>> BEGIN Source records

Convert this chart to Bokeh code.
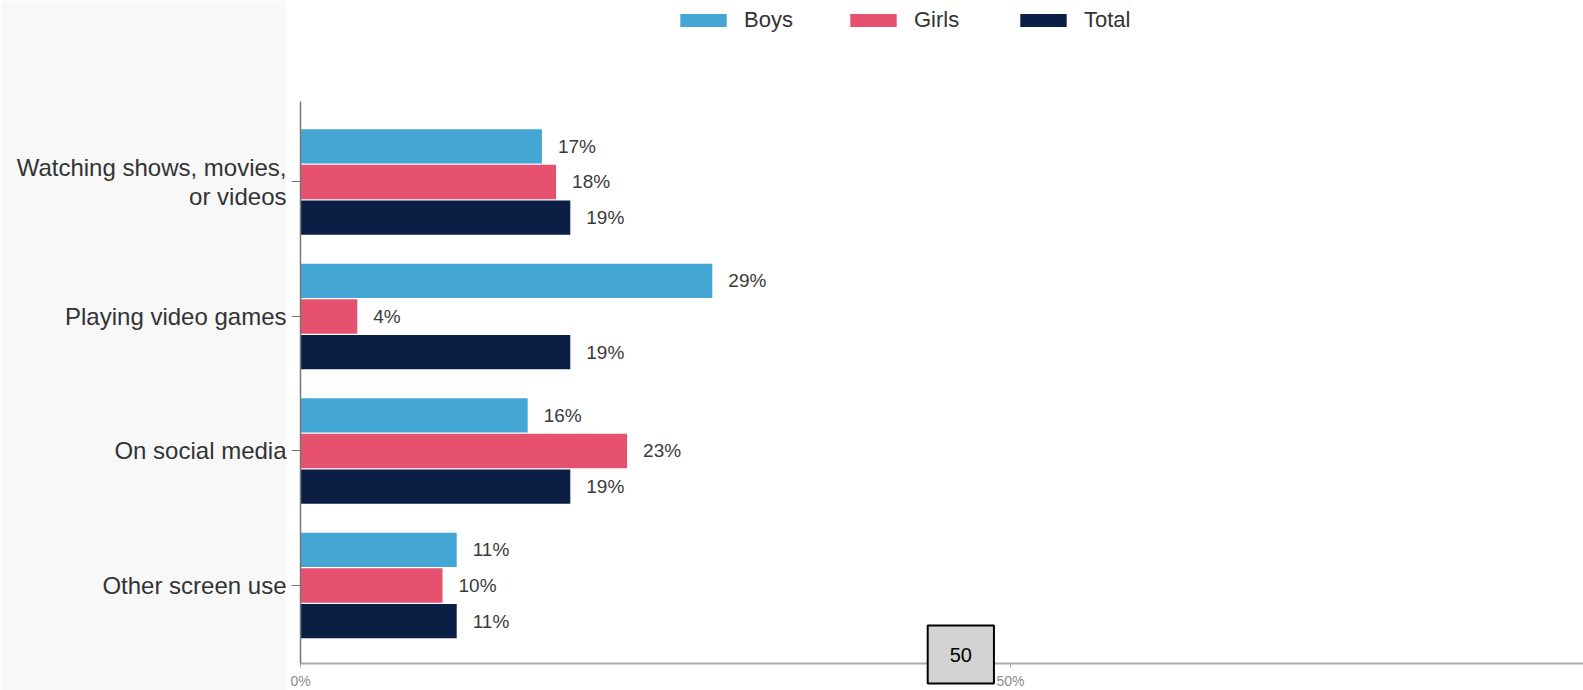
from bokeh.plotting import figure
from bokeh.models import Range1d, FixedTicker, PrintfTickFormatter, Legend, LegendItem, Label, LinearAxis, ColumnDataSource
from bokeh.transform import dodge
from bokeh.core.properties import value
from bokeh.embed import file_html
from bokeh.resources import INLINE

categories = ["Watching shows, movies,\nor videos", "Playing video games", "On social media", "Other screen use"]
boys = [17, 29, 16, 11]
girls = [18, 4, 23, 10]
total = [19, 19, 19, 11]
series_names = ["Boys", "Girls", "Total"]
series_colors = ["#44a6d5", "#e5516f", "#0b1f45"]
x_ticks = [0, 50, 100]
page_badge = "50"

FONT = "Liberation Sans"

n = len(categories)
ypos = [n - i - 0.5 for i in range(n)]  # first category on top

src = ColumnDataSource(dict(
    y=ypos,
    boys=boys, girls=girls, total=total,
    boys_lbl=[f"{v}%" for v in boys],
    girls_lbl=[f"{v}%" for v in girls],
    total_lbl=[f"{v}%" for v in total],
))

p = figure(
    width=1583, height=690,
    y_range=Range1d(-0.2807, n + 0.8494),
    x_range=Range1d(-0.986, 90.35),
    output_backend="svg", toolbar_location=None,
    min_border_left=286, min_border_top=0, min_border_right=0, min_border_bottom=0,
)
p.outline_line_color = None
p.xgrid.visible = False
p.ygrid.visible = False
p.background_fill_color = "white"
p.border_fill_color = "#f8f8f9"

offsets = [0.265, 0.0, -0.265]
cols = ["boys", "girls", "total"]
renderers = []
for name, col, color, off in zip(series_names, cols, series_colors, offsets):
    r = p.hbar(y=dodge("y", off), left=0, right=col, height=0.255,
               source=src, fill_color=color, line_color=None)
    renderers.append(r)
    p.text(x=col, y=dodge("y", off), text=col + "_lbl", source=src,
           x_offset=16, text_baseline="middle", text_align="left",
           text_font=value(FONT), text_font_size="19px", text_color="#3a3a3a")

legend = Legend(
    items=[LegendItem(label=nm, renderers=[r]) for nm, r in zip(series_names, renderers)],
    orientation="horizontal", location=(388, 657),
    glyph_width=58, glyph_height=16, label_standoff=12, spacing=38, label_width=62,
    label_text_font=FONT, label_text_font_size="22px", label_text_color="#333333",
    padding=0, margin=0, border_line_color=None, background_fill_alpha=0,
)
p.add_layout(legend, "center")

# y axis line and ticks at x = 0
yax = p.yaxis[0]
yax.fixed_location = 0
yax.ticker = FixedTicker(ticks=ypos)
yax.major_label_overrides = {y: "" for y in ypos}
yax.bounds = (-0.08, n + 0.0985)
yax.axis_line_color = "#777777"
yax.axis_line_width = 1.5
yax.major_tick_out = 9
yax.major_tick_in = 0
yax.major_tick_line_color = "#777777"
yax.minor_tick_line_color = None

# category labels
ylab = LinearAxis(ticker=FixedTicker(ticks=ypos),
                  major_label_overrides={y: c for y, c in zip(ypos, categories)})
ylab.axis_line_color = None
ylab.major_tick_line_color = None
ylab.minor_tick_line_color = None
ylab.major_tick_out = 0
ylab.major_tick_in = 0
ylab.major_label_standoff = 0
ylab.major_label_text_font = FONT
ylab.major_label_text_font_size = "24px"
ylab.major_label_text_line_height = 1.05
ylab.major_label_text_color = "#333333"
p.add_layout(ylab, "left")

# x axis, drawn at the foot of the bars
xax = p.xaxis[0]
xax.fixed_location = -0.08
xax.bounds = (0, 100)
xax.ticker = FixedTicker(ticks=x_ticks)
xax.formatter = PrintfTickFormatter(format="%d%%")
xax.axis_line_color = "#aaaaaa"
xax.axis_line_width = 2
xax.major_tick_out = 4
xax.major_tick_in = 0
xax.major_tick_line_color = "#aaaaaa"
xax.minor_tick_line_color = None
xax.major_label_standoff = 5
xax.major_label_text_font = FONT
xax.major_label_text_font_size = "14px"
xax.major_label_text_color = "#8c8c8c"

badge = Label(x=46.5, y=36, y_units="screen", text=page_badge,
              text_align="center", text_baseline="middle",
              text_font=FONT, text_font_size="20px", text_color="black",
              background_fill_color="#d3d3d3", border_line_color="black", border_line_width=2,
              padding=22)
p.add_layout(badge)

open("out.html", "w").write(file_html(p, INLINE))
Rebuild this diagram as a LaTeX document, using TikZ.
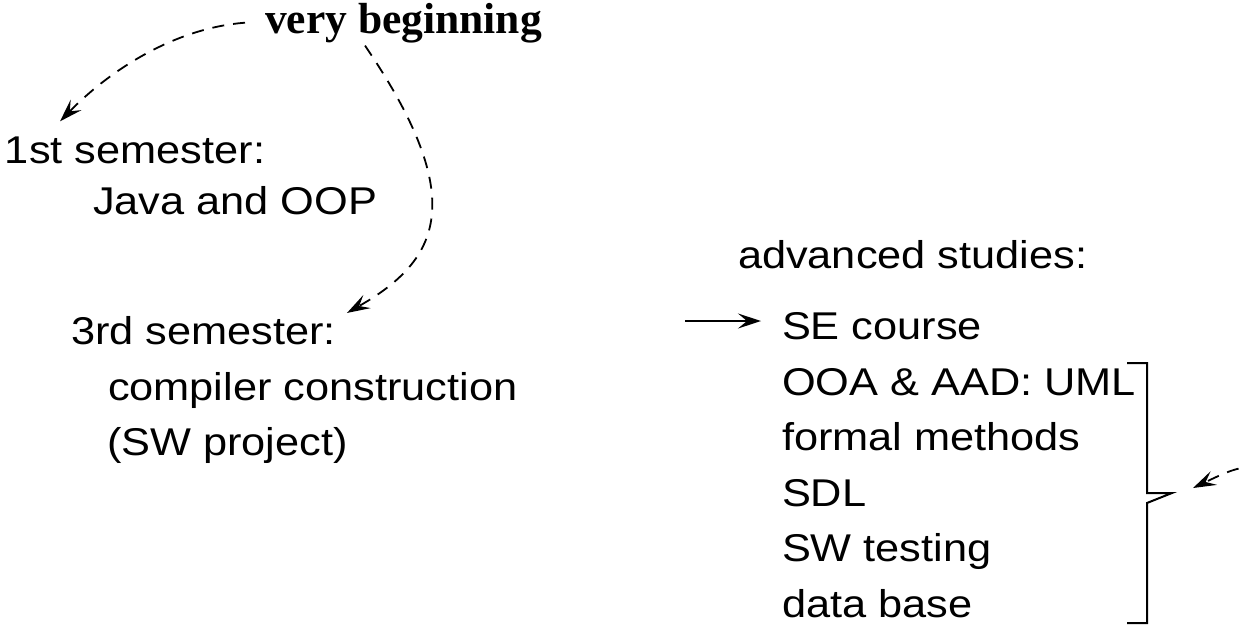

>> END Source records

» To do:
Reproduce the whole listing exactly, but not the images in it.

» Problem solution:
Convert this chart to Bokeh code.
from bokeh.plotting import figure
from bokeh.models import Range1d, FixedTicker, PrintfTickFormatter, Legend, LegendItem, Label, LinearAxis, ColumnDataSource
from bokeh.transform import dodge
from bokeh.core.properties import value
from bokeh.embed import file_html
from bokeh.resources import INLINE

categories = ["Watching shows, movies,\nor videos", "Playing video games", "On social media", "Other screen use"]
boys = [17, 29, 16, 11]
girls = [18, 4, 23, 10]
total = [19, 19, 19, 11]
series_names = ["Boys", "Girls", "Total"]
series_colors = ["#44a6d5", "#e5516f", "#0b1f45"]
x_ticks = [0, 50, 100]
page_badge = "50"

FONT = "Liberation Sans"

n = len(categories)
ypos = [n - i - 0.5 for i in range(n)]  # first category on top

src = ColumnDataSource(dict(
    y=ypos,
    boys=boys, girls=girls, total=total,
    boys_lbl=[f"{v}%" for v in boys],
    girls_lbl=[f"{v}%" for v in girls],
    total_lbl=[f"{v}%" for v in total],
))

p = figure(
    width=1583, height=690,
    y_range=Range1d(-0.2807, n + 0.8494),
    x_range=Range1d(-0.986, 90.35),
    output_backend="svg", toolbar_location=None,
    min_border_left=286, min_border_top=0, min_border_right=0, min_border_bottom=0,
)
p.outline_line_color = None
p.xgrid.visible = False
p.ygrid.visible = False
p.background_fill_color = "white"
p.border_fill_color = "#f8f8f9"

offsets = [0.265, 0.0, -0.265]
cols = ["boys", "girls", "total"]
renderers = []
for name, col, color, off in zip(series_names, cols, series_colors, offsets):
    r = p.hbar(y=dodge("y", off), left=0, right=col, height=0.255,
               source=src, fill_color=color, line_color=None)
    renderers.append(r)
    p.text(x=col, y=dodge("y", off), text=col + "_lbl", source=src,
           x_offset=16, text_baseline="middle", text_align="left",
           text_font=value(FONT), text_font_size="19px", text_color="#3a3a3a")

legend = Legend(
    items=[LegendItem(label=nm, renderers=[r]) for nm, r in zip(series_names, renderers)],
    orientation="horizontal", location=(388, 657),
    glyph_width=58, glyph_height=16, label_standoff=12, spacing=38, label_width=62,
    label_text_font=FONT, label_text_font_size="22px", label_text_color="#333333",
    padding=0, margin=0, border_line_color=None, background_fill_alpha=0,
)
p.add_layout(legend, "center")

# y axis line and ticks at x = 0
yax = p.yaxis[0]
yax.fixed_location = 0
yax.ticker = FixedTicker(ticks=ypos)
yax.major_label_overrides = {y: "" for y in ypos}
yax.bounds = (-0.08, n + 0.0985)
yax.axis_line_color = "#777777"
yax.axis_line_width = 1.5
yax.major_tick_out = 9
yax.major_tick_in = 0
yax.major_tick_line_color = "#777777"
yax.minor_tick_line_color = None

# category labels
ylab = LinearAxis(ticker=FixedTicker(ticks=ypos),
                  major_label_overrides={y: c for y, c in zip(ypos, categories)})
ylab.axis_line_color = None
ylab.major_tick_line_color = None
ylab.minor_tick_line_color = None
ylab.major_tick_out = 0
ylab.major_tick_in = 0
ylab.major_label_standoff = 0
ylab.major_label_text_font = FONT
ylab.major_label_text_font_size = "24px"
ylab.major_label_text_line_height = 1.05
ylab.major_label_text_color = "#333333"
p.add_layout(ylab, "left")

# x axis, drawn at the foot of the bars
xax = p.xaxis[0]
xax.fixed_location = -0.08
xax.bounds = (0, 100)
xax.ticker = FixedTicker(ticks=x_ticks)
xax.formatter = PrintfTickFormatter(format="%d%%")
xax.axis_line_color = "#aaaaaa"
xax.axis_line_width = 2
xax.major_tick_out = 4
xax.major_tick_in = 0
xax.major_tick_line_color = "#aaaaaa"
xax.minor_tick_line_color = None
xax.major_label_standoff = 5
xax.major_label_text_font = FONT
xax.major_label_text_font_size = "14px"
xax.major_label_text_color = "#8c8c8c"

badge = Label(x=46.5, y=36, y_units="screen", text=page_badge,
              text_align="center", text_baseline="middle",
              text_font=FONT, text_font_size="20px", text_color="black",
              background_fill_color="#d3d3d3", border_line_color="black", border_line_width=2,
              padding=22)
p.add_layout(badge)

open("out.html", "w").write(file_html(p, INLINE))
Rebuild this diagram as a LaTeX document, using TikZ.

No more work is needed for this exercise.